Banyak orang mulai resah gelisah. Jelas resah, karena bisa saja sang kereta tidak akan pernah sampai dan mungkin kami masih harus melewatkan satu malam lagi di Pekalongan. Lalu bagaimana nih???

Saya teringat tulisan saya sendiri soal Bersabarlah Tapi Jangan Mengurut Data. Benar juga, ini kesempatan saya untuk mempraktekkan 'ilmu' yang satu ini ...

Alhamdulillah saya bisa melewatkan waktu menungggu kereta ini dengan menyenangkan. Saya asyik mengambil foto-foto berbagai sudut stasiun ini, melihat alangkah indahnya jika kebersihannya dijaga, 'mencicipi' kamar mandi, mengintip kios batik (ehm ... belum cukup tuh belanja), beli tabloid aneh-aneh (tabloid gosip itu banyak banget yak!), dan melihat kehidupan orang di stasiun itu, yang berjualan koran, makanan, pedagang asongan, jualan kopi, Pop Mie (ngiler juga hehehe), telur asin. Sempat mikir juga bagaimana para penjual itu bisa hidup mengandalkan kehidupan di stasiun ini ...

Tahu buku The Alchemist dari Paulo Coelho? Alhamdulillah saya bisa tamatkan di stasiun ini hehehe ... mungkin sekitar 3 jam tenggelam di buku ini, tidak menghiraukan suasana sekeliling ... jarang-jarang bisa 3 jam duduk tenang membaca buku.
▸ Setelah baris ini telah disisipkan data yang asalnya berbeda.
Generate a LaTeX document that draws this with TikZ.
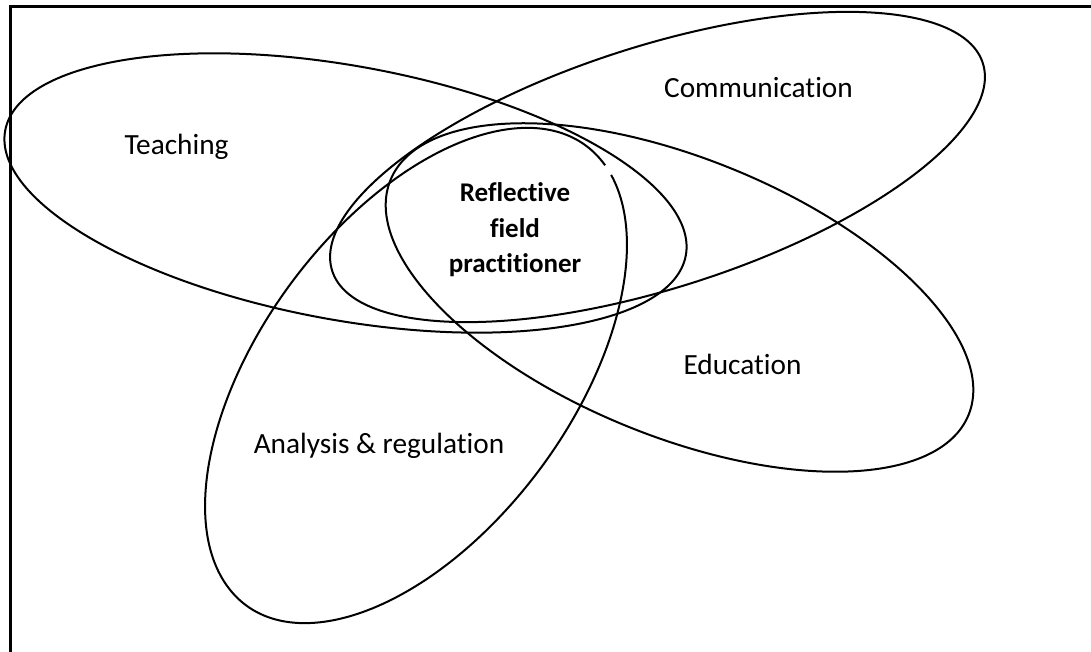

Capek membaca buku, saya pun putuskan untuk keluar dari stasiun untuk mencari makan siang. Dari pada pusing memikirkan kereta yang entah di mana, lebih baik keluar nyoba makanan Pekalongan ya ... :). Emang sih berhubung hujan, petualangan saya berakhir di kios soto tidak jauh dari stasiun ... :)

Pulang makan siang, badanpun minta tidur. Ditemani iPod, kepala pun mulai terantuk-antuk ... perlahan-lahan terbang ke dunia mimpi .... eh, tahu-tahu keretanya tiba. Alhamdulillah ... bisa memanfaatkan waktu dengan optimal dan menyenangkan. Kami pun meninggalkan Pekalongan pukul 13.50 (8 jam menunggu ...) dan sampai di Gambir pukul 18.45.

Menunggu 8 jam ternyata sangat mengasyikkan jika kita bisa memanfaatkannya. Rasanya seperti pesiar kemana gitu ... asyik hehehe ...

PS. Sempat bikin puisi pendek segala ... :)

Ku nikmati saat ini
Di stasiun kereta Pekalongan
Sejak jam 5.45 pagi
Menunggu kereta
yang akan membawaku
pulang

Banjir
Macet
Mogok
Berhenti


Nikmati saja yang ada saat ini
Lupakan yang sudah lewat
Tidak cemaskan yang akan terjadi
Hidup ini indah kok ... :)

4 comments:

Apey said...

Alhamdulilah sampai juga di Jkt dgn selamat khan? prihatin juga tuh denger berita banjir dimana2. Menambah caruk marutnya masalah di negeri kita nih :(
Ngomong2 ttg the alchemist, aku udah nyari lama tuh buku gak dapet2 yakk..bagus ya ?

zuki said...

bagus ... mau saya review di blog ini .. :)

kalo susah nyarinya coba ke www.inibuku.com. Ada dua buku, penerbitnya beda. Yang saya baca terbitan Gramedia.

Anonymous said...

kapan main lagi?

Anonymous said...

Walah Mas Zuki, baca tulisan anda ttg Stasiun Pekalongan saya jadi sentimentil, saya jadi tambah rindu dg stasiun itu.
Sayang Pekalongan sekarang sudah jadi hutan Ruko. Dulu betapa indahnya Pekalongan. Ada taman kotanya yg disebut Kebon Raja, yg jadi paru2 kota. Sekarang ?.... sudahlah.